Stated exercise | Exactly reproduce all the records, keeping pictures out of the copy.

## begin Data entries

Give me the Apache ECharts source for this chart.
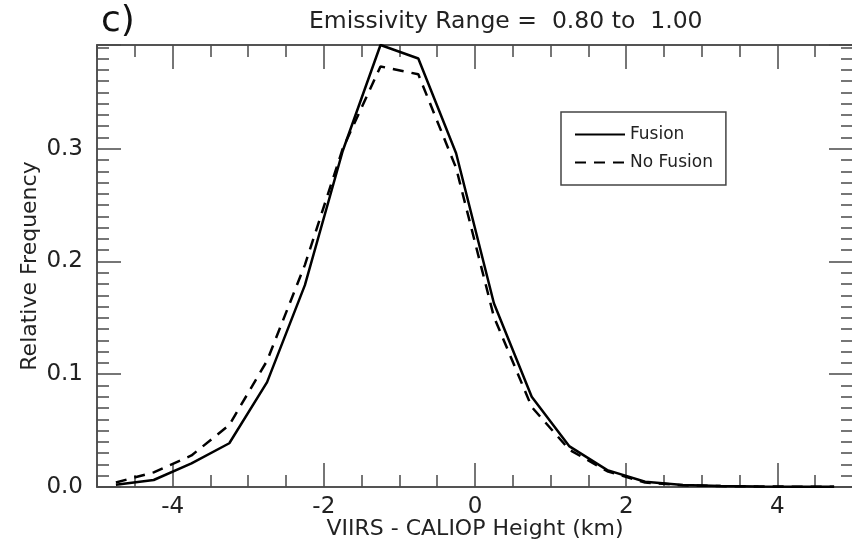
<!DOCTYPE html>
<html>
<head>
<meta charset="utf-8">
<script src="https://cdn.jsdelivr.net/npm/echarts@6/dist/echarts.min.js"></script>
<style>
  html, body { margin: 0; padding: 0; background: #fff; }
  #chart { width: 852px; height: 544px; }
</style>
</head>
<body>
<div id="chart"></div>
<script>
// bin centres (km) and relative frequency of each curve
const binCenters = [-4.75, -4.25, -3.75, -3.25, -2.75, -2.25, -1.75, -1.25, -0.75, -0.25,
                    0.25, 0.75, 1.25, 1.75, 2.25, 2.75, 3.25, 3.75, 4.25, 4.75];
const fusion   = [0.002, 0.0062, 0.021, 0.0388, 0.093, 0.179, 0.298, 0.392, 0.380, 0.296,
                  0.163, 0.080, 0.036, 0.015, 0.0047, 0.0018, 0.0008, 0.0005, 0.0003, 0.0002];
const noFusion = [0.004, 0.013, 0.028, 0.055, 0.112, 0.197, 0.300, 0.373, 0.366, 0.283,
                  0.151, 0.071, 0.033, 0.014, 0.004, 0.0015, 0.0008, 0.0005, 0.0003, 0.0002];
const xMajorTicks = [-4, -2, 0, 2, 4];
const yMax = 0.392;

const FONT = 'DejaVu Sans';
const axisCol = '#4a4a4a';

function pairs(ys) {
    return binCenters.map((x, i) => [x, ys[i]]);
}

// one axis helper: major or minor ticks, optional labels
function xAx(pos, major, labels) {
    let ax = {
        type: 'value', position: pos, min: -5, max: 5,
        axisLine: { show: true, onZero: false, lineStyle: { color: axisCol, width: 1.5 } },
        axisTick: { show: true, inside: true, length: major ? 24 : 12, lineStyle: { color: axisCol, width: 1.5 } },
        axisLabel: { show: false },
        splitLine: { show: false }
    };
    if (major) {
        ax.axisTick.customValues = xMajorTicks;
        ax.axisLabel = labels ? {
            show: true, customValues: xMajorTicks, margin: 9,
            color: '#222', fontSize: 23, fontFamily: FONT
        } : { show: false };
    } else {
        ax.interval = 0.5;
    }
    if (labels) {
        ax.name = 'VIIRS - CALIOP Height (km)';
        ax.nameLocation = 'middle';
        ax.nameMoveOverlap = false;
        ax.nameGap = 31;
        ax.nameTextStyle = { color: '#222', fontSize: 22, fontFamily: FONT };
    }
    return ax;
}

function yAx(pos, major, labels) {
    let ax = {
        type: 'value', position: pos, min: 0, max: yMax,
        interval: major ? 0.1 : 0.01,
        axisLine: { show: pos === 'left', onZero: false, lineStyle: { color: axisCol, width: 1.5 } },
        axisTick: { show: true, inside: true, length: major ? 24 : 12, lineStyle: { color: axisCol, width: 1.5 } },
        axisLabel: { show: false },
        splitLine: { show: false }
    };
    if (labels) {
        ax.axisLabel = {
            show: true, margin: 14, color: '#222', fontSize: 23, fontFamily: FONT,
            formatter: v => (v > 0.35 ? '' : v.toFixed(1))
        };
        ax.name = 'Relative Frequency';
        ax.nameLocation = 'middle';
        ax.nameMoveOverlap = false;
        ax.nameGap = 56;
        ax.nameTextStyle = { color: '#222', fontSize: 22, fontFamily: FONT };
    }
    return ax;
}

let chart = echarts.init(document.getElementById('chart'));
let option = {
    animation: false,
    backgroundColor: '#fff',
    title: [
        { text: 'c)', left: 96, top: -1, textStyle: { fontSize: 36, fontWeight: 'normal', color: '#111', fontFamily: FONT } },
        { text: 'Emissivity Range =  0.80 to  1.00', left: 304, top: 5,
          textStyle: { fontSize: 23.5, fontWeight: 'normal', color: '#222', fontFamily: FONT } }
    ],
    grid: { left: 97, top: 45, width: 756, height: 442, outerBoundsMode: 'none', containLabel: false },
    legend: {
        orient: 'vertical', left: 561, top: 112,
        borderColor: '#444', borderWidth: 1.5, padding: [14, 13, 14, 13],
        itemGap: 11, itemWidth: 50, itemHeight: 14,
        itemStyle: { opacity: 0 },
        textStyle: { fontSize: 17, color: '#222', fontFamily: FONT },
        data: ['Fusion', 'No Fusion']
    },
    xAxis: [xAx('bottom', false, false), xAx('bottom', true, true), xAx('top', false, false), xAx('top', true, false)],
    yAxis: [yAx('left', false, false), yAx('left', true, true), yAx('right', false, false), yAx('right', true, false)],
    series: [
        {
            name: 'Fusion', type: 'line', xAxisIndex: 1, yAxisIndex: 1,
            data: pairs(fusion), symbol: 'none',
            lineStyle: { color: '#000', width: 2.5, type: 'solid' }, itemStyle: { color: '#000' }
        },
        {
            name: 'No Fusion', type: 'line', xAxisIndex: 1, yAxisIndex: 1,
            data: pairs(noFusion), symbol: 'none',
            lineStyle: { color: '#000', width: 2.5, type: [11, 8] }, itemStyle: { color: '#000' }
        }
    ]
};
chart.setOption(option);
</script>
</body>
</html>
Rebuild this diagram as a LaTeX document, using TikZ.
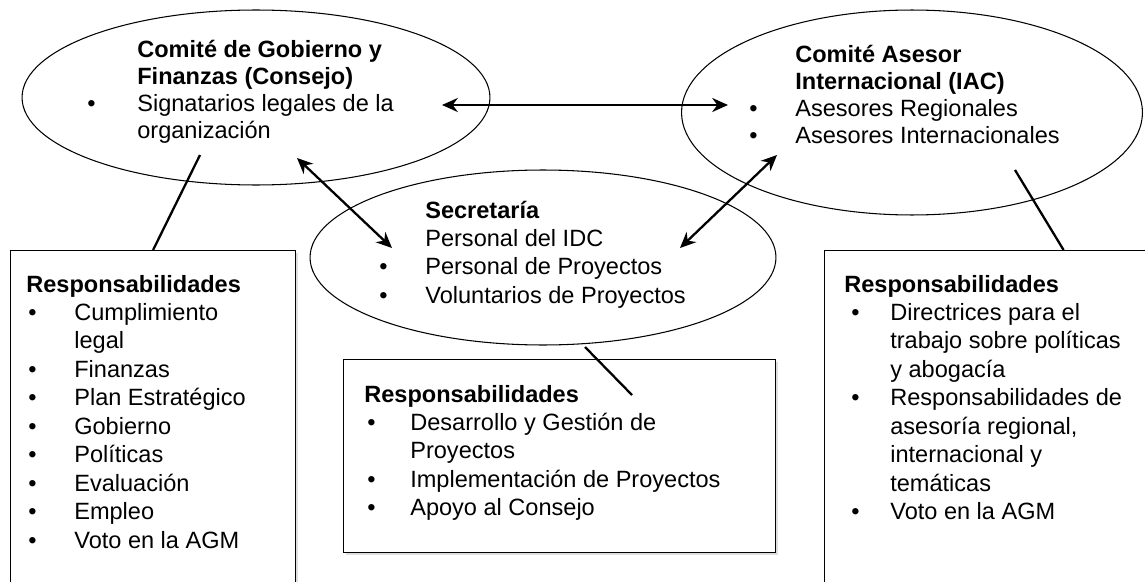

## end Data entries

Final result |
Give me the Apache ECharts source for this chart.
<!DOCTYPE html>
<html>
<head>
<meta charset="utf-8">
<script src="https://cdn.jsdelivr.net/npm/echarts@6/dist/echarts.min.js"></script>
<style>
  html, body { margin: 0; padding: 0; background: #fff; }
  #chart { width: 852px; height: 544px; }
</style>
</head>
<body>
<div id="chart"></div>
<script>
// bin centres (km) and relative frequency of each curve
const binCenters = [-4.75, -4.25, -3.75, -3.25, -2.75, -2.25, -1.75, -1.25, -0.75, -0.25,
                    0.25, 0.75, 1.25, 1.75, 2.25, 2.75, 3.25, 3.75, 4.25, 4.75];
const fusion   = [0.002, 0.0062, 0.021, 0.0388, 0.093, 0.179, 0.298, 0.392, 0.380, 0.296,
                  0.163, 0.080, 0.036, 0.015, 0.0047, 0.0018, 0.0008, 0.0005, 0.0003, 0.0002];
const noFusion = [0.004, 0.013, 0.028, 0.055, 0.112, 0.197, 0.300, 0.373, 0.366, 0.283,
                  0.151, 0.071, 0.033, 0.014, 0.004, 0.0015, 0.0008, 0.0005, 0.0003, 0.0002];
const xMajorTicks = [-4, -2, 0, 2, 4];
const yMax = 0.392;

const FONT = 'DejaVu Sans';
const axisCol = '#4a4a4a';

function pairs(ys) {
    return binCenters.map((x, i) => [x, ys[i]]);
}

// one axis helper: major or minor ticks, optional labels
function xAx(pos, major, labels) {
    let ax = {
        type: 'value', position: pos, min: -5, max: 5,
        axisLine: { show: true, onZero: false, lineStyle: { color: axisCol, width: 1.5 } },
        axisTick: { show: true, inside: true, length: major ? 24 : 12, lineStyle: { color: axisCol, width: 1.5 } },
        axisLabel: { show: false },
        splitLine: { show: false }
    };
    if (major) {
        ax.axisTick.customValues = xMajorTicks;
        ax.axisLabel = labels ? {
            show: true, customValues: xMajorTicks, margin: 9,
            color: '#222', fontSize: 23, fontFamily: FONT
        } : { show: false };
    } else {
        ax.interval = 0.5;
    }
    if (labels) {
        ax.name = 'VIIRS - CALIOP Height (km)';
        ax.nameLocation = 'middle';
        ax.nameMoveOverlap = false;
        ax.nameGap = 31;
        ax.nameTextStyle = { color: '#222', fontSize: 22, fontFamily: FONT };
    }
    return ax;
}

function yAx(pos, major, labels) {
    let ax = {
        type: 'value', position: pos, min: 0, max: yMax,
        interval: major ? 0.1 : 0.01,
        axisLine: { show: pos === 'left', onZero: false, lineStyle: { color: axisCol, width: 1.5 } },
        axisTick: { show: true, inside: true, length: major ? 24 : 12, lineStyle: { color: axisCol, width: 1.5 } },
        axisLabel: { show: false },
        splitLine: { show: false }
    };
    if (labels) {
        ax.axisLabel = {
            show: true, margin: 14, color: '#222', fontSize: 23, fontFamily: FONT,
            formatter: v => (v > 0.35 ? '' : v.toFixed(1))
        };
        ax.name = 'Relative Frequency';
        ax.nameLocation = 'middle';
        ax.nameMoveOverlap = false;
        ax.nameGap = 56;
        ax.nameTextStyle = { color: '#222', fontSize: 22, fontFamily: FONT };
    }
    return ax;
}

let chart = echarts.init(document.getElementById('chart'));
let option = {
    animation: false,
    backgroundColor: '#fff',
    title: [
        { text: 'c)', left: 96, top: -1, textStyle: { fontSize: 36, fontWeight: 'normal', color: '#111', fontFamily: FONT } },
        { text: 'Emissivity Range =  0.80 to  1.00', left: 304, top: 5,
          textStyle: { fontSize: 23.5, fontWeight: 'normal', color: '#222', fontFamily: FONT } }
    ],
    grid: { left: 97, top: 45, width: 756, height: 442, outerBoundsMode: 'none', containLabel: false },
    legend: {
        orient: 'vertical', left: 561, top: 112,
        borderColor: '#444', borderWidth: 1.5, padding: [14, 13, 14, 13],
        itemGap: 11, itemWidth: 50, itemHeight: 14,
        itemStyle: { opacity: 0 },
        textStyle: { fontSize: 17, color: '#222', fontFamily: FONT },
        data: ['Fusion', 'No Fusion']
    },
    xAxis: [xAx('bottom', false, false), xAx('bottom', true, true), xAx('top', false, false), xAx('top', true, false)],
    yAxis: [yAx('left', false, false), yAx('left', true, true), yAx('right', false, false), yAx('right', true, false)],
    series: [
        {
            name: 'Fusion', type: 'line', xAxisIndex: 1, yAxisIndex: 1,
            data: pairs(fusion), symbol: 'none',
            lineStyle: { color: '#000', width: 2.5, type: 'solid' }, itemStyle: { color: '#000' }
        },
        {
            name: 'No Fusion', type: 'line', xAxisIndex: 1, yAxisIndex: 1,
            data: pairs(noFusion), symbol: 'none',
            lineStyle: { color: '#000', width: 2.5, type: [11, 8] }, itemStyle: { color: '#000' }
        }
    ]
};
chart.setOption(option);
</script>
</body>
</html>
Rebuild this diagram as a LaTeX document, using TikZ.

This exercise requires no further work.